Customers at Wintrust, with $35 billion in assets and 190 branches in greater Chicago, now fall into two broad categories: digital only and digital hybrid, according to Ormseth. In the hybrid category, mobile-first customers will occasionally drop into a branch or consult the call center, while branch-centric customers will sometimes use mobile and online channels. The digital vs. human decision is often based on convenience, Ormseth says.
Branch banking will continue to play an important role for Wintrust. “Seven or eight years ago, there was talk in the industry that branch banks were going to disappear,” he says. “But what they’re doing is changing. They’re becoming more digital.”
Wintrust, he says, runs the gamut of banking channels. “We have the digital channels and the call center where people can quickly get an answer, but there are some customers who still say they want to talk to Mary Lou in the branch.”
A customer service mix of digital, branch and call center is essential, says Alyson Clarke, a longtime banking executive who is now principal analyst for e-business and channel strategy for Forrester Research in Cambridge, Massachusetts. “When financial services customers are asked about the best experiences they want, it’s actually a combination of elements from both human and digital.
“But a lot of digital experiences completely remove the ability to engage with a human being through something like chat or videoconferencing,” Clarke says. “There is no phone number. A lot of organizations treat their channels completely separate.”
Clarke co-authored Forrester’s “U.S. Banking Customer Experience Index, 2019.” In it, she writes: “Conventional wisdom assumes that customers prefer digital experiences. As a result, companies race to create entirely digital experiences to entice customers away from contact centers and branches. That’s a mistake.
“Our data shows that the real situation is more complex. … Part of the problem is that banks’ efforts to date have been largely focused on making tasks and transactions faster and easier for customers as they increasingly push customers to self-service.”
The problem with digital-only self-service is that the experience lacks emotion, which she says is the most critical of the three dimensions of a high-quality customer experience. The other two are ease of use and effectiveness.
“What we see in financial services is that emotion has a much bigger impact on loyalty and revenue than ease or effectiveness,” she says. “Customers want to feel appreciated, valued and respected. But that is not coming through the website and app experience.”
Positive emotions do more than create feel-good moments for customers.
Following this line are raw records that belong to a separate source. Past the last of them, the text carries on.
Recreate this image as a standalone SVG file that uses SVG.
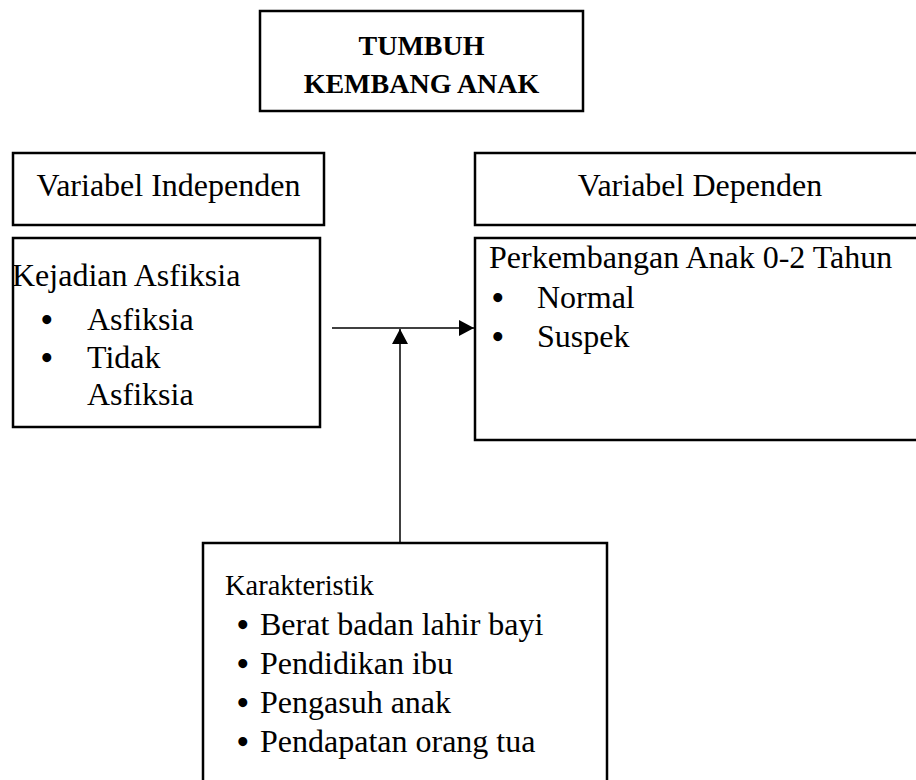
<svg xmlns="http://www.w3.org/2000/svg" width="916" height="780" viewBox="0 0 916 780">
<style>
.box{fill:#fff;stroke:#000;stroke-width:2.5}
.t{font-family:"Liberation Serif","Times New Roman",serif;font-size:32px;fill:#000}
.bl{font-family:"Liberation Serif","Times New Roman",serif;font-size:33px;font-weight:bold;fill:#000}
.b{font-family:"Liberation Serif","Times New Roman",serif;font-size:28px;font-weight:bold;fill:#000}
.k{font-family:"Liberation Serif","Times New Roman",serif;font-size:28.5px;fill:#000}
.c{stroke:#000;stroke-width:1.5;fill:none}
</style>
<defs>
<marker id="ah" markerWidth="15" markerHeight="16" refX="15" refY="8" orient="auto" markerUnits="userSpaceOnUse" viewBox="0 0 15 16">
<path d="M0,0 L15,8 L0,16 Z" fill="#000"/>
</marker>
</defs>
<rect width="916" height="780" fill="#fff"/>
<g id="title">
<rect class="box" x="260" y="11" width="323" height="100"/>
<text class="b" x="421.5" y="55" text-anchor="middle">TUMBUH</text>
<text class="b" x="421.5" y="93" text-anchor="middle">KEMBANG ANAK</text>
</g>
<g id="var-independen">
<rect class="box" x="13" y="153" width="311" height="72"/>
<text class="t" x="168.5" y="196" text-anchor="middle">Variabel Independen</text>
</g>
<g id="var-dependen">
<rect class="box" x="475" y="153" width="450" height="72"/>
<text class="t" x="700" y="196" text-anchor="middle">Variabel Dependen</text>
</g>
<g id="kejadian">
<rect class="box" x="13" y="238" width="307" height="189"/>
<text class="t" x="12" y="286">Kejadian Asfiksia</text>
<text class="bl" x="41" y="331">•</text>
<text class="t" x="87" y="330">Asfiksia</text>
<text class="bl" x="41" y="369">•</text>
<text class="t" x="87" y="368">Tidak</text>
<text class="t" x="87" y="405">Asfiksia</text>
</g>
<g id="perkembangan">
<rect class="box" x="475" y="238" width="450" height="202"/>
<text class="t" x="489" y="268">Perkembangan Anak 0-2 Tahun</text>
<text class="bl" x="492" y="309">•</text>
<text class="t" x="537" y="308">Normal</text>
<text class="bl" x="492" y="348">•</text>
<text class="t" x="537" y="347">Suspek</text>
</g>
<g id="karakteristik">
<rect class="box" x="203" y="543" width="404" height="260"/>
<text class="k" x="225" y="595">Karakteristik</text>
<text class="bl" x="237" y="636">•</text>
<text class="t" x="260" y="635">Berat badan lahir bayi</text>
<text class="bl" x="237" y="675">•</text>
<text class="t" x="260" y="674">Pendidikan ibu</text>
<text class="bl" x="237" y="714">•</text>
<text class="t" x="260" y="713">Pengasuh anak</text>
<text class="bl" x="237" y="753">•</text>
<text class="t" x="260" y="752">Pendapatan orang tua</text>
</g>
<g id="connectors">
<line class="c" x1="332" y1="328" x2="474" y2="328" marker-end="url(#ah)"/>
<line class="c" x1="400" y1="543" x2="400" y2="329" marker-end="url(#ah)"/>
</g>
</svg>
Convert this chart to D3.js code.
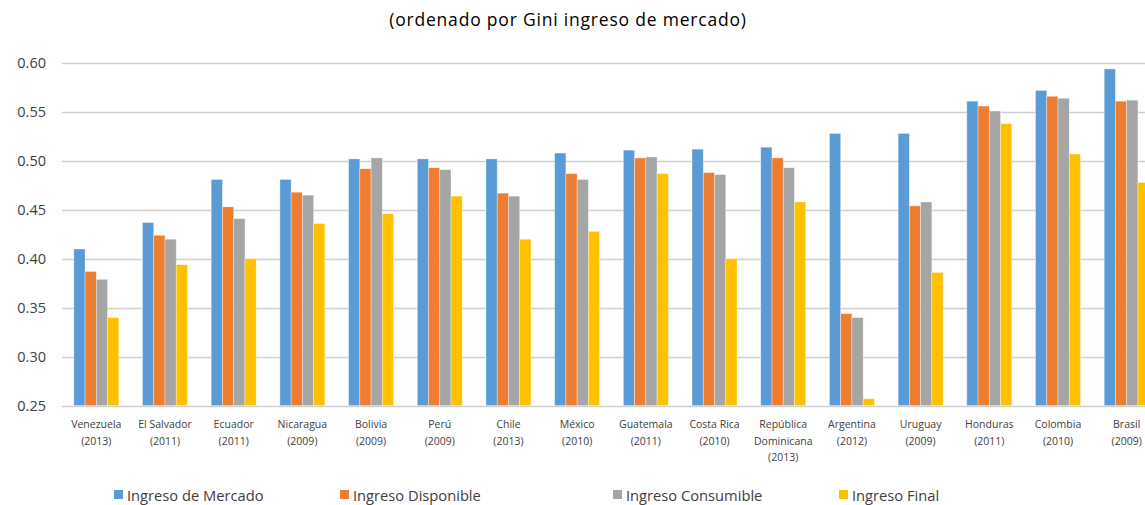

A one-point improvement in Forrester’s 100-point Customer Experience Index can lead to more than $120 million in additional revenue for a large, multichannel bank, according to Clarke.
When faced with the choice between guiding customers through a digitized self-service experience or directing them to human-driven experience, the answer should be all of the above, Clarke says. “Banks need to be agnostic about this and fuse the digital and human channels, and let the customers choose.”